• Required work: Go through the data and copy every line exactly, but not the images.

>> begin

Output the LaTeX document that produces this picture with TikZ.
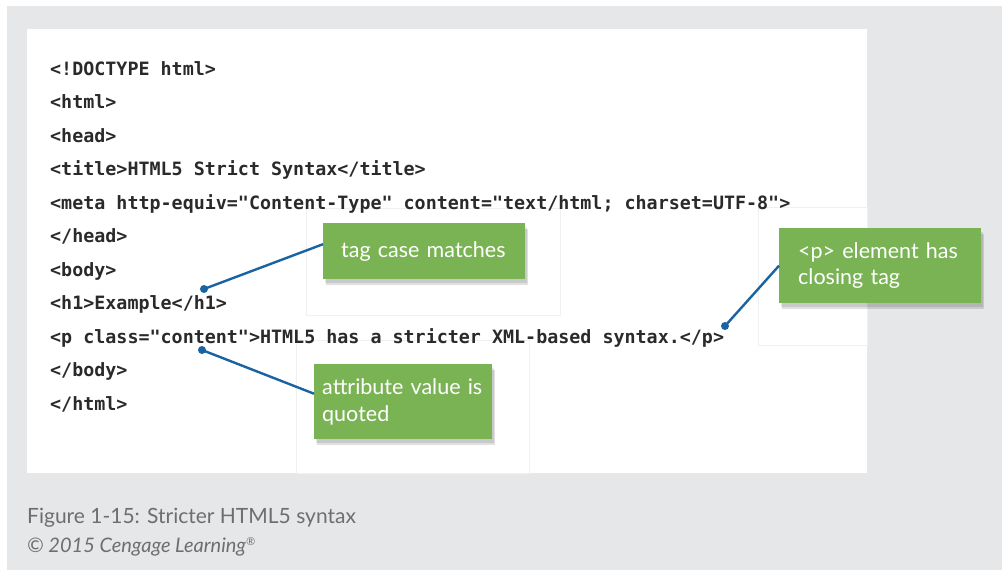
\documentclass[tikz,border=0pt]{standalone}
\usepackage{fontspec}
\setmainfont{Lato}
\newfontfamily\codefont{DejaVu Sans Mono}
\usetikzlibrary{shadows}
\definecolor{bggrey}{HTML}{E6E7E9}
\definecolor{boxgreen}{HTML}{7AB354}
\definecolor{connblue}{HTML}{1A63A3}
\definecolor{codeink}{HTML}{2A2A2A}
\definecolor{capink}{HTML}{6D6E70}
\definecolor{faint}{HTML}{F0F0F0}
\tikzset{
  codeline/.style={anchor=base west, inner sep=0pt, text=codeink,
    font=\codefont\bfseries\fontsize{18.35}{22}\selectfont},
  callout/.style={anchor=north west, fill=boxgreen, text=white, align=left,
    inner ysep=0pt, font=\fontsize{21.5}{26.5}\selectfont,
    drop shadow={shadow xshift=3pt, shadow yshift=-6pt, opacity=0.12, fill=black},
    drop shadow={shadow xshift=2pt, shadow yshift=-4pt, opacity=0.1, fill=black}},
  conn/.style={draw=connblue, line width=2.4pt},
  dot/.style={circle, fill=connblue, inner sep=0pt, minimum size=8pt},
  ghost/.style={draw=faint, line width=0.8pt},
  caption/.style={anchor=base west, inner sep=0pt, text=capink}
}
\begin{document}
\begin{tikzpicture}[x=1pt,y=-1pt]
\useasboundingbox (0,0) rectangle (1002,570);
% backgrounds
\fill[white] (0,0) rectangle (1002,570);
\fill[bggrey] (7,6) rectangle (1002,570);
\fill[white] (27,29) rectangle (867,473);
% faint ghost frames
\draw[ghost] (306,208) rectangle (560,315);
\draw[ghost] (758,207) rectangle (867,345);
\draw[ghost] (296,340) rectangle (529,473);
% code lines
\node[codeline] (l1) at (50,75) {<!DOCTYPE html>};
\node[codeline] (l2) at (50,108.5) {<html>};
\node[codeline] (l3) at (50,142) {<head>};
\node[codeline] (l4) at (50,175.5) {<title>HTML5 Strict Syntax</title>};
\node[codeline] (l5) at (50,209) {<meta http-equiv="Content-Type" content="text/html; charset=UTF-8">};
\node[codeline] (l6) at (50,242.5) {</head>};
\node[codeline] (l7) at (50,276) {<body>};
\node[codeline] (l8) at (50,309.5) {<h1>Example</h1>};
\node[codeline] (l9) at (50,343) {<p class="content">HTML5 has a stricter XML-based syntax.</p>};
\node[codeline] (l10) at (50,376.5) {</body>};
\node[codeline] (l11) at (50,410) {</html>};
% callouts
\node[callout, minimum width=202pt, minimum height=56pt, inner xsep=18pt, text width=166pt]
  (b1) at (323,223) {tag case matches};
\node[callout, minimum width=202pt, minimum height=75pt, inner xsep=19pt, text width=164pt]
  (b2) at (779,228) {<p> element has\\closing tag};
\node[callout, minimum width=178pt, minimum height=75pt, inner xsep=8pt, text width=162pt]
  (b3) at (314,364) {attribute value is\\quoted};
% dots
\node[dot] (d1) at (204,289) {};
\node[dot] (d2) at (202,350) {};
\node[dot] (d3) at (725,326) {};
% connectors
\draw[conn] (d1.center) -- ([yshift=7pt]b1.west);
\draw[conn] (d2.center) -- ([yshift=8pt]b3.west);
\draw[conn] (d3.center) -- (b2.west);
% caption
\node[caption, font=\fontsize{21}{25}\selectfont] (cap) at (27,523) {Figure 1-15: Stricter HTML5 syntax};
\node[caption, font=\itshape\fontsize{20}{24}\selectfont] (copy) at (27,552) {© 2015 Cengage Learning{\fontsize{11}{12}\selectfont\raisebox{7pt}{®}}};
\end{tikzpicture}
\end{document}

>> end

• Reply:
Output the LaTeX document that produces this picture with TikZ.
\documentclass[tikz,border=0pt]{standalone}
\usepackage{fontspec}
\setmainfont{Lato}
\newfontfamily\codefont{DejaVu Sans Mono}
\usetikzlibrary{shadows}
\definecolor{bggrey}{HTML}{E6E7E9}
\definecolor{boxgreen}{HTML}{7AB354}
\definecolor{connblue}{HTML}{1A63A3}
\definecolor{codeink}{HTML}{2A2A2A}
\definecolor{capink}{HTML}{6D6E70}
\definecolor{faint}{HTML}{F0F0F0}
\tikzset{
  codeline/.style={anchor=base west, inner sep=0pt, text=codeink,
    font=\codefont\bfseries\fontsize{18.35}{22}\selectfont},
  callout/.style={anchor=north west, fill=boxgreen, text=white, align=left,
    inner ysep=0pt, font=\fontsize{21.5}{26.5}\selectfont,
    drop shadow={shadow xshift=3pt, shadow yshift=-6pt, opacity=0.12, fill=black},
    drop shadow={shadow xshift=2pt, shadow yshift=-4pt, opacity=0.1, fill=black}},
  conn/.style={draw=connblue, line width=2.4pt},
  dot/.style={circle, fill=connblue, inner sep=0pt, minimum size=8pt},
  ghost/.style={draw=faint, line width=0.8pt},
  caption/.style={anchor=base west, inner sep=0pt, text=capink}
}
\begin{document}
\begin{tikzpicture}[x=1pt,y=-1pt]
\useasboundingbox (0,0) rectangle (1002,570);
% backgrounds
\fill[white] (0,0) rectangle (1002,570);
\fill[bggrey] (7,6) rectangle (1002,570);
\fill[white] (27,29) rectangle (867,473);
% faint ghost frames
\draw[ghost] (306,208) rectangle (560,315);
\draw[ghost] (758,207) rectangle (867,345);
\draw[ghost] (296,340) rectangle (529,473);
% code lines
\node[codeline] (l1) at (50,75) {<!DOCTYPE html>};
\node[codeline] (l2) at (50,108.5) {<html>};
\node[codeline] (l3) at (50,142) {<head>};
\node[codeline] (l4) at (50,175.5) {<title>HTML5 Strict Syntax</title>};
\node[codeline] (l5) at (50,209) {<meta http-equiv="Content-Type" content="text/html; charset=UTF-8">};
\node[codeline] (l6) at (50,242.5) {</head>};
\node[codeline] (l7) at (50,276) {<body>};
\node[codeline] (l8) at (50,309.5) {<h1>Example</h1>};
\node[codeline] (l9) at (50,343) {<p class="content">HTML5 has a stricter XML-based syntax.</p>};
\node[codeline] (l10) at (50,376.5) {</body>};
\node[codeline] (l11) at (50,410) {</html>};
% callouts
\node[callout, minimum width=202pt, minimum height=56pt, inner xsep=18pt, text width=166pt]
  (b1) at (323,223) {tag case matches};
\node[callout, minimum width=202pt, minimum height=75pt, inner xsep=19pt, text width=164pt]
  (b2) at (779,228) {<p> element has\\closing tag};
\node[callout, minimum width=178pt, minimum height=75pt, inner xsep=8pt, text width=162pt]
  (b3) at (314,364) {attribute value is\\quoted};
% dots
\node[dot] (d1) at (204,289) {};
\node[dot] (d2) at (202,350) {};
\node[dot] (d3) at (725,326) {};
% connectors
\draw[conn] (d1.center) -- ([yshift=7pt]b1.west);
\draw[conn] (d2.center) -- ([yshift=8pt]b3.west);
\draw[conn] (d3.center) -- (b2.west);
% caption
\node[caption, font=\fontsize{21}{25}\selectfont] (cap) at (27,523) {Figure 1-15: Stricter HTML5 syntax};
\node[caption, font=\itshape\fontsize{20}{24}\selectfont] (copy) at (27,552) {© 2015 Cengage Learning{\fontsize{11}{12}\selectfont\raisebox{7pt}{®}}};
\end{tikzpicture}
\end{document}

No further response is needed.